**Task directions**
Beginning with the first line, set down every line through the one containing "minimum width=191pt, minimum", exactly as it appears, but not the pictures.

**Data provided**
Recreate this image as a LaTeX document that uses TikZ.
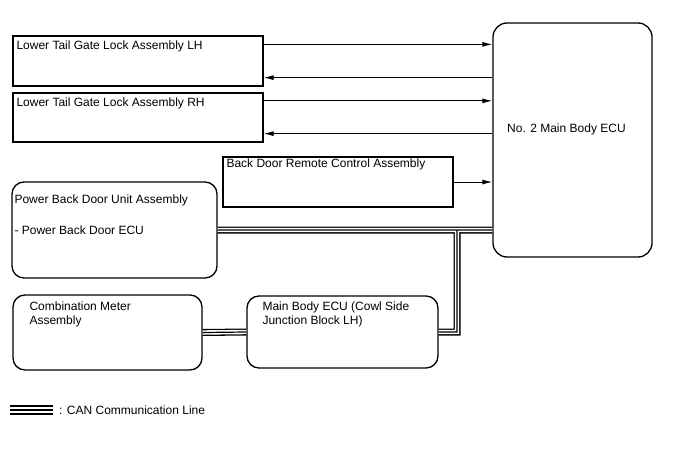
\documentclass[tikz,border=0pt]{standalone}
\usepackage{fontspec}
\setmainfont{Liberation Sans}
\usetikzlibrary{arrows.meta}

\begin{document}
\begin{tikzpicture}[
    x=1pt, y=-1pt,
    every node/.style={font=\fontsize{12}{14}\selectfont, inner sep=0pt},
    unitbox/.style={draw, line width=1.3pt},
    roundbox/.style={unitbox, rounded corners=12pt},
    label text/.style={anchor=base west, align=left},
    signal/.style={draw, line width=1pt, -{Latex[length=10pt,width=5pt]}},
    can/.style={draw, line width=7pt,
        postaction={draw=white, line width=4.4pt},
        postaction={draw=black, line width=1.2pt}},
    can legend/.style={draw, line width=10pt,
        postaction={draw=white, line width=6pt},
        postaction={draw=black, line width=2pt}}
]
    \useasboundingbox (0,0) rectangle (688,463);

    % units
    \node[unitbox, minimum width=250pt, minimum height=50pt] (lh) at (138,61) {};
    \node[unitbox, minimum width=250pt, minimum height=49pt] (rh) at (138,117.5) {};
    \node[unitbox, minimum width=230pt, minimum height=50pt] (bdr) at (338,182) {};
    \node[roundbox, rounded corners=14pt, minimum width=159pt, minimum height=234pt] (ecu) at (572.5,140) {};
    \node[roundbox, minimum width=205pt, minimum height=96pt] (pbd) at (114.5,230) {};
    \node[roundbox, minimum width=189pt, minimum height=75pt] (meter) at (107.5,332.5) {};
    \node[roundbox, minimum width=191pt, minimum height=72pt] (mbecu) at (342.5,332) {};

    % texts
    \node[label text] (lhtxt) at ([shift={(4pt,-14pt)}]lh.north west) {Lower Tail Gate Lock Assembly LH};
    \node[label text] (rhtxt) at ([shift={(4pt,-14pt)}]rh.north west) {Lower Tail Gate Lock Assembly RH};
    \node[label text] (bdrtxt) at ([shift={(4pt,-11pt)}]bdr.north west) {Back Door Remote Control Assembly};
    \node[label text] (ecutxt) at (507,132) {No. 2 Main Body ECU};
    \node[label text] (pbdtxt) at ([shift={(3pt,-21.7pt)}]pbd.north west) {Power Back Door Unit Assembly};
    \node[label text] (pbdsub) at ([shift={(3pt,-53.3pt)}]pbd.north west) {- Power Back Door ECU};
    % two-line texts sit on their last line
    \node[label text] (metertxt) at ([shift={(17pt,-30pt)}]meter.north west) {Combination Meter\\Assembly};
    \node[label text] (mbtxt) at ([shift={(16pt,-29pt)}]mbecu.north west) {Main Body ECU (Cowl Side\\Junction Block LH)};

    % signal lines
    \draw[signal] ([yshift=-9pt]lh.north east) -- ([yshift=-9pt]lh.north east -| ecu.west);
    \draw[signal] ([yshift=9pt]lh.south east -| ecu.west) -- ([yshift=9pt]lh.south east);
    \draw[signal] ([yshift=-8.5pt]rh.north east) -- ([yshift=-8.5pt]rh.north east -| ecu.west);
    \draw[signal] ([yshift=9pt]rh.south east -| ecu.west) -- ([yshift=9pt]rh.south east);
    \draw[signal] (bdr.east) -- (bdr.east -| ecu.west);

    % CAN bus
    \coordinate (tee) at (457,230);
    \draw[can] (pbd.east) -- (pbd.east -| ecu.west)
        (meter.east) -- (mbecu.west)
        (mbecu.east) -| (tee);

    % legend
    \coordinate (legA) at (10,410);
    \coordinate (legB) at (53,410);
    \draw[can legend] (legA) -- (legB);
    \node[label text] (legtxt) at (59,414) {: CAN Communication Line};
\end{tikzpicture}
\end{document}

**Worked answer**
Recreate this image as a LaTeX document that uses TikZ.
\documentclass[tikz,border=0pt]{standalone}
\usepackage{fontspec}
\setmainfont{Liberation Sans}
\usetikzlibrary{arrows.meta}

\begin{document}
\begin{tikzpicture}[
    x=1pt, y=-1pt,
    every node/.style={font=\fontsize{12}{14}\selectfont, inner sep=0pt},
    unitbox/.style={draw, line width=1.3pt},
    roundbox/.style={unitbox, rounded corners=12pt},
    label text/.style={anchor=base west, align=left},
    signal/.style={draw, line width=1pt, -{Latex[length=10pt,width=5pt]}},
    can/.style={draw, line width=7pt,
        postaction={draw=white, line width=4.4pt},
        postaction={draw=black, line width=1.2pt}},
    can legend/.style={draw, line width=10pt,
        postaction={draw=white, line width=6pt},
        postaction={draw=black, line width=2pt}}
]
    \useasboundingbox (0,0) rectangle (688,463);

    % units
    \node[unitbox, minimum width=250pt, minimum height=50pt] (lh) at (138,61) {};
    \node[unitbox, minimum width=250pt, minimum height=49pt] (rh) at (138,117.5) {};
    \node[unitbox, minimum width=230pt, minimum height=50pt] (bdr) at (338,182) {};
    \node[roundbox, rounded corners=14pt, minimum width=159pt, minimum height=234pt] (ecu) at (572.5,140) {};
    \node[roundbox, minimum width=205pt, minimum height=96pt] (pbd) at (114.5,230) {};
    \node[roundbox, minimum width=189pt, minimum height=75pt] (meter) at (107.5,332.5) {};
    \node[roundbox, minimum width=191pt, minimum height=72pt] (mbecu) at (342.5,332) {};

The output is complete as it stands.